▶ DIRECTIONS: Beginning with the first line, set down every line through the one containing "ax.axhline(yv, color=grid_col, lw=1.4, zorder=1)", exactly as it appears, but not the pictures.

▶ SOURCE MATERIAL:
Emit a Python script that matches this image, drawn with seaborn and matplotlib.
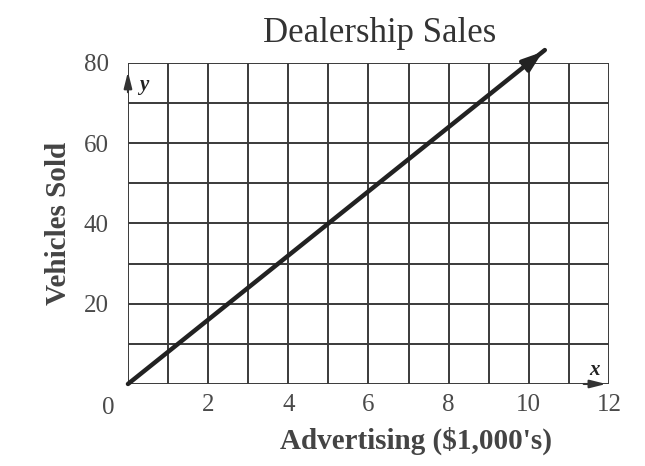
import matplotlib
matplotlib.use("Agg")
import matplotlib.pyplot as plt
import seaborn as sns
import pandas as pd

# line: starts at origin, arrow tip near (10.4, 83.2)
adv = [0, 10.4]
sold = [0, 83.2]
x_ticks = [2, 4, 6, 8, 10, 12]
y_ticks = [20, 40, 60, 80]

sns.set_theme(style="white")
plt.rcParams['font.family'] = ['Liberation Serif', 'DejaVu Serif']

df = pd.DataFrame({"adv": adv, "sold": sold})

fig = plt.figure(figsize=(6.45, 4.66), dpi=100)
ax = fig.add_axes([0.1984, 0.176, 0.7457, 0.689])

grid_col = "#3a3a3a"
for xv in range(0, 13):
    ax.axvline(xv, color=grid_col, lw=1.4, zorder=1)
for yv in range(0, 81, 10):
    ax.axhline(yv, color=grid_col, lw=1.4, zorder=1)

sns.lineplot(data=df, x="adv", y="sold", ax=ax, color="#222222", lw=3.2, zorder=3, clip_on=False)
# arrow head at the end of the line
ax.annotate("", xy=(adv[1], sold[1]), xytext=(adv[1] - 0.5, sold[1] - 4),
            arrowprops=dict(arrowstyle="-|>,head_length=1.0,head_width=0.35", color="#222222", lw=3),
            annotation_clip=False, zorder=4)

# axis arrows
ax.annotate("", xy=(12.0, 0), xytext=(11.3, 0),
            arrowprops=dict(arrowstyle="-|>,head_length=0.8,head_width=0.2", color="#333333", lw=1.5),
            annotation_clip=False, zorder=4)
ax.annotate("", xy=(0, 78.5), xytext=(0, 72),
            arrowprops=dict(arrowstyle="-|>,head_length=0.8,head_width=0.2", color="#333333", lw=1.5),
            annotation_clip=False, zorder=4)
ax.text(0.28, 74.5, "y", fontsize=15, fontweight="bold", style="italic", color="#222222", ha="left", va="center")
ax.text(11.65, 3.4, "x", fontsize=15, fontweight="bold", style="italic", color="#222222", ha="center", va="center")

ax.set_xlim(0, 12)
ax.set_ylim(0, 80)
ax.set_xticks(x_ticks)
ax.set_yticks(y_ticks)
ax.tick_params(axis="x", length=0, labelsize=18, labelcolor="#4a4a4a", pad=7)
ax.tick_params(axis="y", length=0, labelsize=18, labelcolor="#4a4a4a", pad=14)
ax.text(-0.5, -3.2, "0", fontsize=18, color="#4a4a4a", ha="center", va="top")
for s in ax.spines.values():
    s.set_visible(False)

ax.set_title("Dealership Sales", fontsize=25, color="#333333", pad=15, x=0.524)
ax.set_xlabel("Advertising ($1,000's)", fontsize=21, fontweight="bold", color="#444444", labelpad=8)
ax.xaxis.label.set_x(0.599)
ax.set_ylabel("Vehicles Sold", fontsize=21, fontweight="bold", color="#444444", labelpad=8)

fig.savefig("out.png", dpi=100, facecolor="white")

▶ EXPECTED ANSWER:
Emit a Python script that matches this image, drawn with seaborn and matplotlib.
import matplotlib
matplotlib.use("Agg")
import matplotlib.pyplot as plt
import seaborn as sns
import pandas as pd

# line: starts at origin, arrow tip near (10.4, 83.2)
adv = [0, 10.4]
sold = [0, 83.2]
x_ticks = [2, 4, 6, 8, 10, 12]
y_ticks = [20, 40, 60, 80]

sns.set_theme(style="white")
plt.rcParams['font.family'] = ['Liberation Serif', 'DejaVu Serif']

df = pd.DataFrame({"adv": adv, "sold": sold})

fig = plt.figure(figsize=(6.45, 4.66), dpi=100)
ax = fig.add_axes([0.1984, 0.176, 0.7457, 0.689])

grid_col = "#3a3a3a"
for xv in range(0, 13):
    ax.axvline(xv, color=grid_col, lw=1.4, zorder=1)
for yv in range(0, 81, 10):
    ax.axhline(yv, color=grid_col, lw=1.4, zorder=1)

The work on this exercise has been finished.